Start Extracted information

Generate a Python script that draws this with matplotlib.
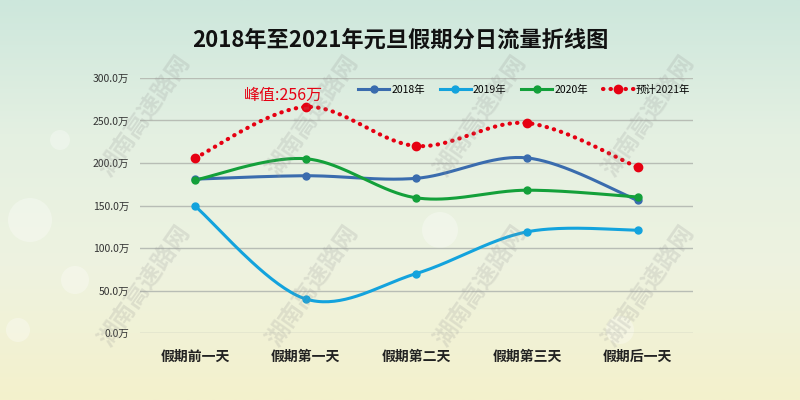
import numpy as np
import matplotlib
matplotlib.use("Agg")
from matplotlib import pyplot as plt
from matplotlib.colors import LinearSegmentedColormap

plt.rcParams['font.family'] = ['Noto Sans CJK SC', 'DejaVu Sans']

# Data (万)
days = ["假期前一天", "假期第一天", "假期第二天", "假期第三天", "假期后一天"]
flow_2018 = [181, 185, 182, 206, 156]
flow_2019 = [149, 40, 70, 119, 121]
flow_2020 = [180, 205, 159, 168, 160]
flow_2021 = [206, 266, 220, 247, 195]
peak_label = "峰值:256万"
yticks = [0, 50, 100, 150, 200, 250, 300]


def smooth(xs, ys, n=40):
    # excel style bezier smoothing
    p = np.column_stack([xs, ys]).astype(float)
    p = np.vstack([p[0], p, p[-1]])
    out = []
    for i in range(1, len(p) - 2):
        p0, p1, p2, p3 = p[i - 1], p[i], p[i + 1], p[i + 2]
        c1 = p1 + (p2 - p0) / 6
        c2 = p2 - (p3 - p1) / 6
        t = np.linspace(0, 1, n)[:, None]
        seg = (1 - t) ** 3 * p1 + 3 * (1 - t) ** 2 * t * c1 + 3 * (1 - t) * t ** 2 * c2 + t ** 3 * p2
        out.append(seg)
    out = np.vstack(out)
    return out[:, 0], out[:, 1]


fig = plt.figure(figsize=(8, 4), dpi=100)

# background gradient (pixel coords)
bg = fig.add_axes([0, 0, 1, 1], zorder=-2)
cmap = LinearSegmentedColormap.from_list("bg", ["#cde7dc", "#e4f0e2", "#eef3e0", "#f4f1cc"])
grad = np.linspace(0, 1, 256)[:, None]
bg.imshow(grad, aspect="auto", cmap=cmap, extent=[0, 800, 0, 400])
for cx, cy, r in [(30, 180, 22), (75, 120, 14), (18, 70, 12), (440, 170, 18), (620, 70, 14), (60, 260, 10)]:
    bg.add_patch(plt.Circle((cx, cy), r, color="white", alpha=0.3, lw=0))
bg.set_xlim(0, 800)
bg.set_ylim(0, 400)
bg.axis("off")

# watermarks
for cx in [0.18, 0.39, 0.6, 0.81]:
    for cy in [0.71, 0.285]:
        fig.text(cx, cy, "湖南高速路网", rotation=55, fontsize=17, fontweight="bold",
                 color="#909090", alpha=0.2, ha="center", va="center", zorder=5)

ax = fig.add_axes([0.175, 0.1675, 0.691, 0.6375])
ax.patch.set_alpha(0)
x = np.arange(len(days))

series = [
    ("2018年", flow_2018, "#3a6cae"),
    ("2019年", flow_2019, "#13a3dd"),
    ("2020年", flow_2020, "#13a03a"),
]
for name, vals, col in series:
    sx, sy = smooth(x, vals)
    ax.plot(sx, sy, color=col, lw=2.2, zorder=3)
    ax.plot(x, vals, "o", color=col, ms=5, zorder=4)
    ax.plot([], [], color=col, lw=2.2, marker="o", ms=5, label=name)

red = "#e60012"
dots = (0, (0.1, 1.7))
sx, sy = smooth(x, flow_2021)
ax.plot(sx, sy, color=red, lw=3, ls=dots, dash_capstyle="round", zorder=3)
ax.plot(x, flow_2021, "o", color=red, ms=6, zorder=4)
ax.plot([], [], color=red, lw=3, ls=dots, dash_capstyle="round",
        marker="o", ms=6, label="预计2021年")

ax.annotate(peak_label, xy=(1, flow_2021[1]), xytext=(-22, 12), textcoords="offset pixels",
            ha="center", va="center", color=red, fontsize=11.5)

ax.set_xlim(-0.5, len(days) - 0.5)
ax.set_ylim(0, 300)
ax.set_yticks(yticks)
ax.set_yticklabels([f"{v:.1f}万" for v in yticks], fontsize=7.5, color="#333333")
ax.set_xticks(x)
ax.set_xticklabels(days, fontsize=10, fontweight="bold", color="#222222")
ax.tick_params(axis="y", length=0, pad=8)
ax.tick_params(axis="x", length=0, pad=12)
ax.grid(axis="y", color="#b8bdb5", lw=1)
ax.set_axisbelow(True)
for s in ax.spines.values():
    s.set_visible(False)

ax.legend(loc="center", bbox_to_anchor=(0.695, 0.955), ncol=4, frameon=False, fontsize=7.5,
          handlelength=3.0, handletextpad=0.2, columnspacing=1.4)

fig.text(0.5, 0.9, "2018年至2021年元旦假期分日流量折线图", ha="center", va="center",
         fontsize=16, fontweight="bold", color="#111111")

fig.savefig("out.png", dpi=100)
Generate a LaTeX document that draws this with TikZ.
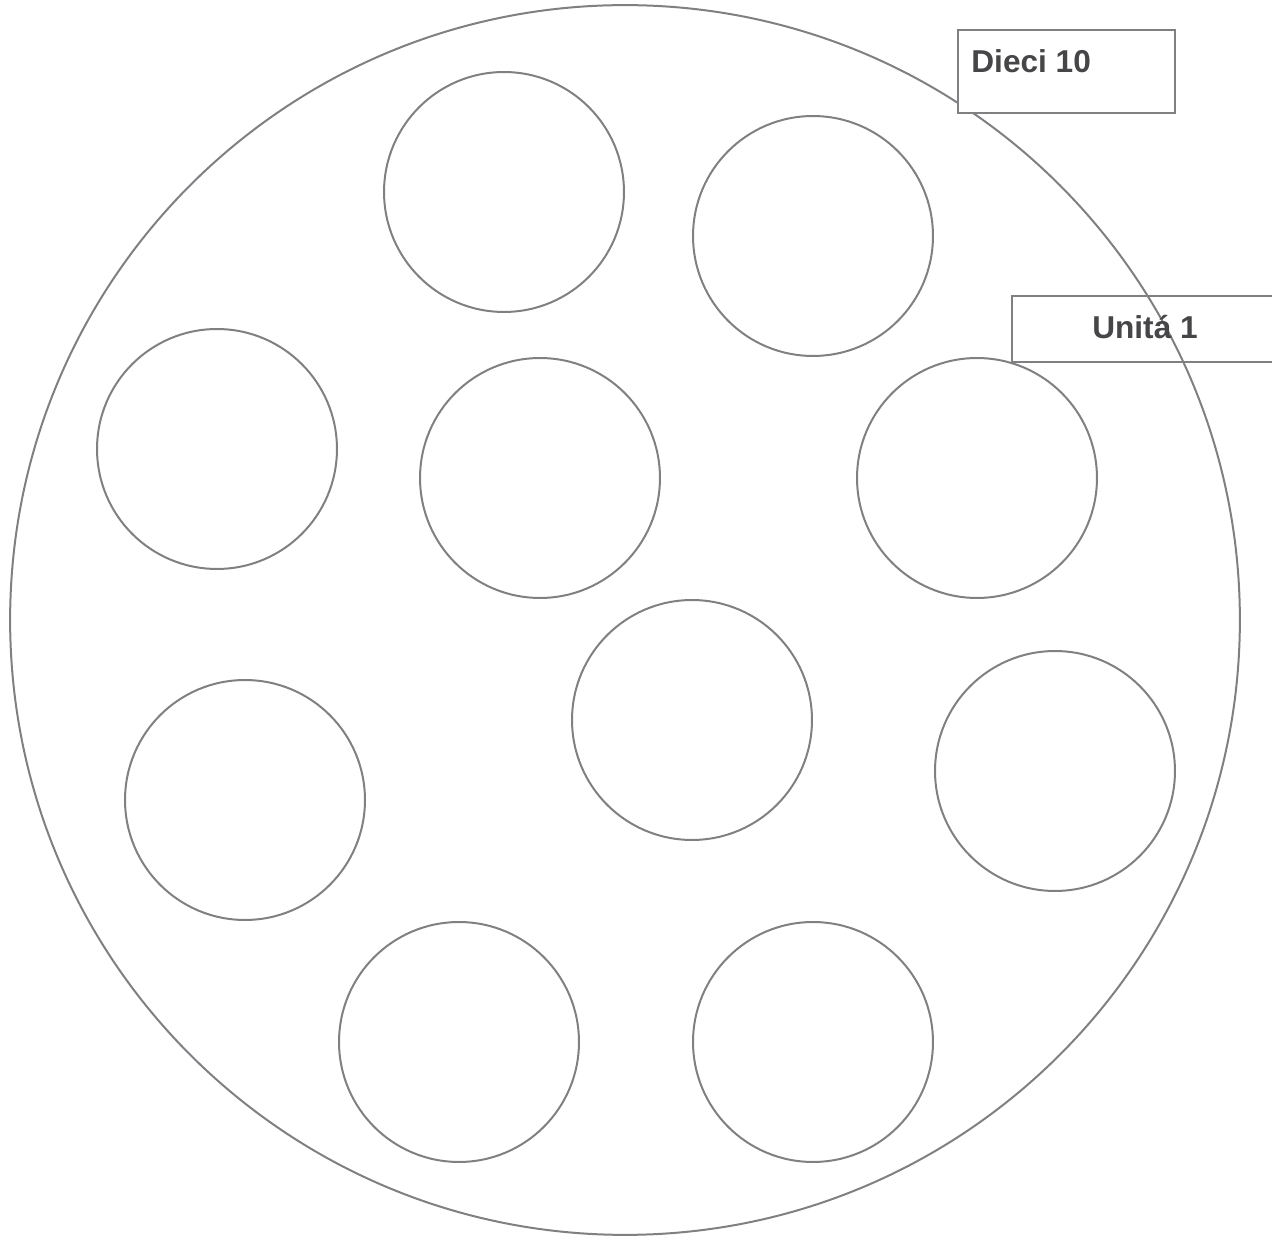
\documentclass[tikz,border=0pt]{standalone}
\usepackage{fontspec}
\setmainfont{Liberation Sans}
\usetikzlibrary{positioning}
\definecolor{plategray}{RGB}{128,128,131}
\definecolor{textgray}{RGB}{70,70,72}

\begin{document}
\begin{tikzpicture}[x=0.02cm,y=-0.02cm,
    plate/.style={circle,draw=plategray,line width=0.04cm,inner sep=0pt},
    token/.style={circle,draw=plategray,line width=0.04cm,inner sep=0pt,minimum size=4.8cm},
    labelbox/.style={rectangle,draw=plategray,line width=0.04cm,inner sep=0pt},
    labeltext/.style={inner sep=0pt,text=textgray,font=\fontsize{18}{22}\selectfont\bfseries}]
    \useasboundingbox (0,0) rectangle (1272,1239);
    % piatto grande
    \node[plate,minimum size=24.6cm] (piatto) at (625,620) {};
    % dieci gettoni
    \foreach \x/\y [count=\i] in {504/192,813/236,217/449,540/478,977/478,
                                  692/720,1055/771,245/800,459/1042,813/1042}{
        \node[token] (g\i) at (\x,\y) {};
    }
    % etichette
    \node[labelbox,fill=white,minimum width=4.34cm,minimum height=1.66cm] (dieci) at (1066.5,71.5) {};
    \node[labeltext,anchor=west] (diecitxt) at ([xshift=0.28cm,yshift=0.2cm]dieci.west) {Dieci 10};
    \node[labelbox,minimum width=5.6cm,minimum height=1.32cm] (unita) at (1152,329) {};
    \node[labeltext] (unitatxt) at (1145,327) {Unitá 1};
\end{tikzpicture}
\end{document}
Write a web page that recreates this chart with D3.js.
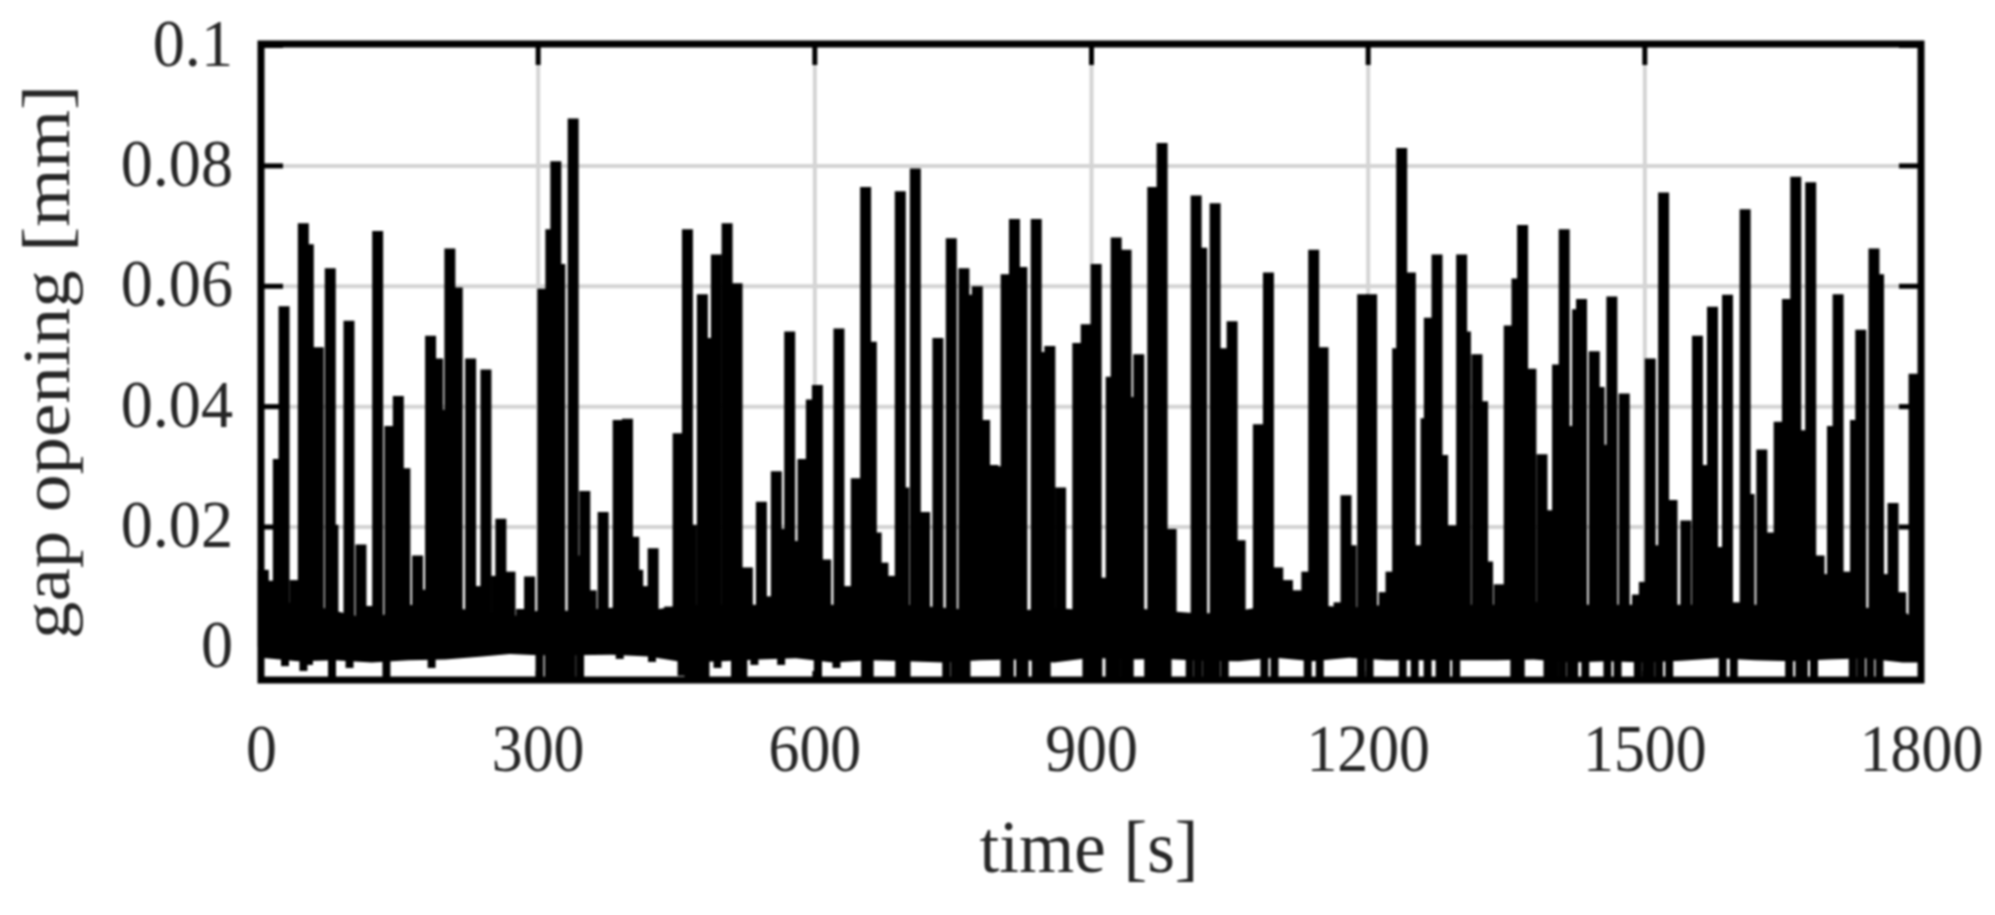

End Extracted information

Do this:
Retype each line of the listing above word for word. Exclude the pictures.

Result below:
Generate a Python script that draws this with matplotlib.
import numpy as np
import matplotlib
matplotlib.use("Agg")
from matplotlib import pyplot as plt
from matplotlib.colors import LinearSegmentedColormap

plt.rcParams['font.family'] = ['Noto Sans CJK SC', 'DejaVu Sans']

# Data (万)
days = ["假期前一天", "假期第一天", "假期第二天", "假期第三天", "假期后一天"]
flow_2018 = [181, 185, 182, 206, 156]
flow_2019 = [149, 40, 70, 119, 121]
flow_2020 = [180, 205, 159, 168, 160]
flow_2021 = [206, 266, 220, 247, 195]
peak_label = "峰值:256万"
yticks = [0, 50, 100, 150, 200, 250, 300]


def smooth(xs, ys, n=40):
    # excel style bezier smoothing
    p = np.column_stack([xs, ys]).astype(float)
    p = np.vstack([p[0], p, p[-1]])
    out = []
    for i in range(1, len(p) - 2):
        p0, p1, p2, p3 = p[i - 1], p[i], p[i + 1], p[i + 2]
        c1 = p1 + (p2 - p0) / 6
        c2 = p2 - (p3 - p1) / 6
        t = np.linspace(0, 1, n)[:, None]
        seg = (1 - t) ** 3 * p1 + 3 * (1 - t) ** 2 * t * c1 + 3 * (1 - t) * t ** 2 * c2 + t ** 3 * p2
        out.append(seg)
    out = np.vstack(out)
    return out[:, 0], out[:, 1]


fig = plt.figure(figsize=(8, 4), dpi=100)

# background gradient (pixel coords)
bg = fig.add_axes([0, 0, 1, 1], zorder=-2)
cmap = LinearSegmentedColormap.from_list("bg", ["#cde7dc", "#e4f0e2", "#eef3e0", "#f4f1cc"])
grad = np.linspace(0, 1, 256)[:, None]
bg.imshow(grad, aspect="auto", cmap=cmap, extent=[0, 800, 0, 400])
for cx, cy, r in [(30, 180, 22), (75, 120, 14), (18, 70, 12), (440, 170, 18), (620, 70, 14), (60, 260, 10)]:
    bg.add_patch(plt.Circle((cx, cy), r, color="white", alpha=0.3, lw=0))
bg.set_xlim(0, 800)
bg.set_ylim(0, 400)
bg.axis("off")

# watermarks
for cx in [0.18, 0.39, 0.6, 0.81]:
    for cy in [0.71, 0.285]:
        fig.text(cx, cy, "湖南高速路网", rotation=55, fontsize=17, fontweight="bold",
                 color="#909090", alpha=0.2, ha="center", va="center", zorder=5)

ax = fig.add_axes([0.175, 0.1675, 0.691, 0.6375])
ax.patch.set_alpha(0)
x = np.arange(len(days))

series = [
    ("2018年", flow_2018, "#3a6cae"),
    ("2019年", flow_2019, "#13a3dd"),
    ("2020年", flow_2020, "#13a03a"),
]
for name, vals, col in series:
    sx, sy = smooth(x, vals)
    ax.plot(sx, sy, color=col, lw=2.2, zorder=3)
    ax.plot(x, vals, "o", color=col, ms=5, zorder=4)
    ax.plot([], [], color=col, lw=2.2, marker="o", ms=5, label=name)

red = "#e60012"
dots = (0, (0.1, 1.7))
sx, sy = smooth(x, flow_2021)
ax.plot(sx, sy, color=red, lw=3, ls=dots, dash_capstyle="round", zorder=3)
ax.plot(x, flow_2021, "o", color=red, ms=6, zorder=4)
ax.plot([], [], color=red, lw=3, ls=dots, dash_capstyle="round",
        marker="o", ms=6, label="预计2021年")

ax.annotate(peak_label, xy=(1, flow_2021[1]), xytext=(-22, 12), textcoords="offset pixels",
            ha="center", va="center", color=red, fontsize=11.5)

ax.set_xlim(-0.5, len(days) - 0.5)
ax.set_ylim(0, 300)
ax.set_yticks(yticks)
ax.set_yticklabels([f"{v:.1f}万" for v in yticks], fontsize=7.5, color="#333333")
ax.set_xticks(x)
ax.set_xticklabels(days, fontsize=10, fontweight="bold", color="#222222")
ax.tick_params(axis="y", length=0, pad=8)
ax.tick_params(axis="x", length=0, pad=12)
ax.grid(axis="y", color="#b8bdb5", lw=1)
ax.set_axisbelow(True)
for s in ax.spines.values():
    s.set_visible(False)

ax.legend(loc="center", bbox_to_anchor=(0.695, 0.955), ncol=4, frameon=False, fontsize=7.5,
          handlelength=3.0, handletextpad=0.2, columnspacing=1.4)

fig.text(0.5, 0.9, "2018年至2021年元旦假期分日流量折线图", ha="center", va="center",
         fontsize=16, fontweight="bold", color="#111111")

fig.savefig("out.png", dpi=100)
Generate a LaTeX document that draws this with TikZ.
\documentclass[tikz,border=0pt]{standalone}
\usepackage{fontspec}
\setmainfont{Liberation Sans}
\usetikzlibrary{positioning}
\definecolor{plategray}{RGB}{128,128,131}
\definecolor{textgray}{RGB}{70,70,72}

\begin{document}
\begin{tikzpicture}[x=0.02cm,y=-0.02cm,
    plate/.style={circle,draw=plategray,line width=0.04cm,inner sep=0pt},
    token/.style={circle,draw=plategray,line width=0.04cm,inner sep=0pt,minimum size=4.8cm},
    labelbox/.style={rectangle,draw=plategray,line width=0.04cm,inner sep=0pt},
    labeltext/.style={inner sep=0pt,text=textgray,font=\fontsize{18}{22}\selectfont\bfseries}]
    \useasboundingbox (0,0) rectangle (1272,1239);
    % piatto grande
    \node[plate,minimum size=24.6cm] (piatto) at (625,620) {};
    % dieci gettoni
    \foreach \x/\y [count=\i] in {504/192,813/236,217/449,540/478,977/478,
                                  692/720,1055/771,245/800,459/1042,813/1042}{
        \node[token] (g\i) at (\x,\y) {};
    }
    % etichette
    \node[labelbox,fill=white,minimum width=4.34cm,minimum height=1.66cm] (dieci) at (1066.5,71.5) {};
    \node[labeltext,anchor=west] (diecitxt) at ([xshift=0.28cm,yshift=0.2cm]dieci.west) {Dieci 10};
    \node[labelbox,minimum width=5.6cm,minimum height=1.32cm] (unita) at (1152,329) {};
    \node[labeltext] (unitatxt) at (1145,327) {Unitá 1};
\end{tikzpicture}
\end{document}
Write a web page that recreates this chart with D3.js.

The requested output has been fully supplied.